Его несчастной жене-итальянке в чужой стране жилось нелегко. Как-то императрица Анна повелела навести о ней справки. Посланный нашел женщину в Немецкой слободе в отчаянном положении — без денег, без друзей, голодную, без теплой одежды. Она недоумевала, куда исчез ее сын Иван и куда пропал муж Михаил Алексеевич. Неизвестно, помогла ли ей Анна, но через год ее было велено привезти в Петербург и, как предписывалось конвою, «явитца у генерала Ушакова тайным образом». С тех пор следы несчастной женщины теряются в Тайной канцелярии.

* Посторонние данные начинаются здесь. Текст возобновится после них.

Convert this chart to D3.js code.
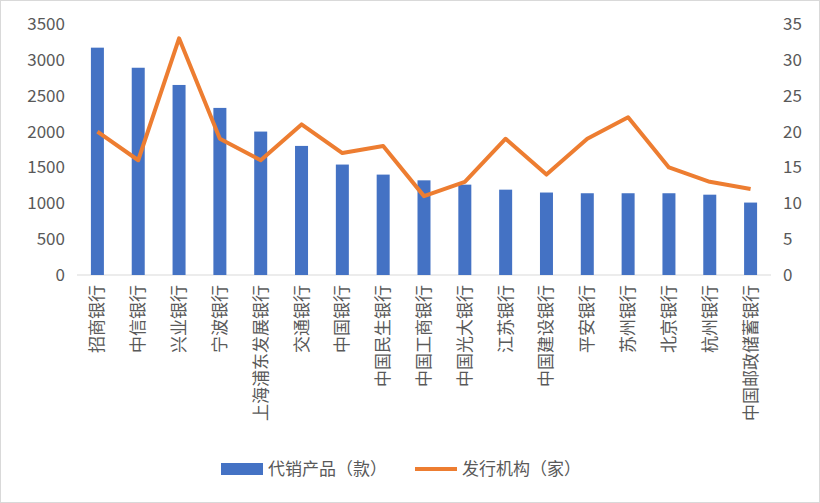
<!DOCTYPE html>
<html><head><meta charset="utf-8">
<script src="https://cdn.jsdelivr.net/npm/d3@7"></script>
<style>body{margin:0;background:#fff;font-family:"Noto Sans CJK SC",sans-serif;}</style>
</head><body><svg id="chart" width="820" height="503"></svg>
<script>
const banks = ['招商银行','中信银行','兴业银行','宁波银行','上海浦东发展银行','交通银行','中国银行','中国民生银行','中国工商银行','中国光大银行','江苏银行','中国建设银行','平安银行','苏州银行','北京银行','杭州银行','中国邮政储蓄银行'];
const products = [3170,2890,2650,2330,2000,1800,1540,1400,1320,1260,1190,1150,1140,1140,1140,1120,1010];
const issuers = [20,16,33,19,16,21,17,18,11,13,19,14,19,22,15,13,12];
const leftTicks = [0,500,1000,1500,2000,2500,3000,3500];
const rightTicks = [0,5,10,15,20,25,30,35];

const svg = d3.select('#chart');
const L = 77, R = 771, T = 24, B = 275;
const x = d3.scaleBand().domain(banks).range([L,R]);
const yL = d3.scaleLinear().domain([0,3500]).range([B,T]);
const yR = d3.scaleLinear().domain([0,35]).range([B,T]);
const txt = '#595959';

svg.append('rect').attr('x',0.5).attr('y',0.5).attr('width',819).attr('height',502).attr('fill','#fff').attr('stroke','#d9d9d9');

svg.append('g').attr('transform',`translate(${L},0)`)
  .call(d3.axisLeft(yL).tickValues(leftTicks).tickFormat(d3.format('d')).tickSize(0).tickPadding(12))
  .call(g=>g.select('.domain').remove())
  .selectAll('text').attr('fill',txt).style('font-size','17px').style('font-family','"Noto Sans CJK SC"');
svg.append('g').attr('transform',`translate(${R},0)`)
  .call(d3.axisRight(yR).tickValues(rightTicks).tickSize(0).tickPadding(12))
  .call(g=>g.select('.domain').remove())
  .selectAll('text').attr('fill',txt).style('font-size','17px').style('font-family','"Noto Sans CJK SC"');

svg.append('line').attr('x1',L).attr('x2',R).attr('y1',B).attr('y2',B).attr('stroke','#d9d9d9');

const bw = 13;
svg.selectAll('.bar').data(banks).enter().append('rect')
  .attr('x',d=>x(d)+x.bandwidth()/2-bw/2).attr('width',bw)
  .attr('y',(d,i)=>yL(products[i])).attr('height',(d,i)=>B-yL(products[i]))
  .attr('fill','#4472c4');

svg.append('path').datum(issuers)
  .attr('d',d3.line().x((d,i)=>x(banks[i])+x.bandwidth()/2).y(d=>yR(d)))
  .attr('fill','none').attr('stroke','#ed7d31').attr('stroke-width',4).attr('stroke-linejoin','round');

banks.forEach(b=>{
  svg.append('text')
    .attr('transform',`translate(${x(b)+x.bandwidth()/2+6},${B+10}) rotate(-90)`)
    .attr('text-anchor','end').attr('fill',txt).style('font-size','17px')
    .text(b);
});

const lg = svg.append('g').attr('transform','translate(0,469)');
lg.append('rect').attr('x',221).attr('y',-6).attr('width',42).attr('height',12).attr('fill','#4472c4');
lg.append('text').attr('x',268).attr('y',6).attr('fill',txt).style('font-size','17px').text('代销产品（款）');
lg.append('line').attr('x1',415).attr('x2',457).attr('y1',0).attr('y2',0).attr('stroke','#ed7d31').attr('stroke-width',4);
lg.append('text').attr('x',462).attr('y',6).attr('fill',txt).style('font-size','17px').text('发行机构（家）');
</script></body></html>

Между тем муж ее благополучно жил при дворе и получил прозвище Квасник, потому что ему поручили подносить государыне квас. Именно этого Квасника и решила женить Анна Иоанновна в знаменитом Ледяном доме, построенном весной 1740 года на Неве…
Но все-таки главным шутом императрицы Анны был единодушно признан Иван Алексеевич Балакирев. Столбовой дворянин, он родился в 1699 году и в молодости служил в Преображенском полку. Ловкий и умный преображенец чем-то приглянулся при дворе и был зачислен в штат служителей. Балакирев сильно пострадал в конце царствования Петра I, оказавшись втянутым в дело фаворита царицы Екатерины Виллима Монса. Он якобы работал у любовников «почтальоном». Возможно, что уже тогда он выполнял обязанности шута. В 1724 году за связь с Монсом Балакирев получил шестьдесят ударов палками и был сослан на каторгу. Подобные обстоятельства, как известно, мало способствуют юмористическому взгляду на мир. К счастью для Балакирева, Петр вскоре умер, Екатерина I вызволила с каторги верного слугу. Но прежняя военная служба у Балакирева не пошла. При Анне Иоанновне отставного прапорщика Ивана Балакирева окончательно призвали в шуты, и тут он и прослыл большим остроумцем, прекрасным актером.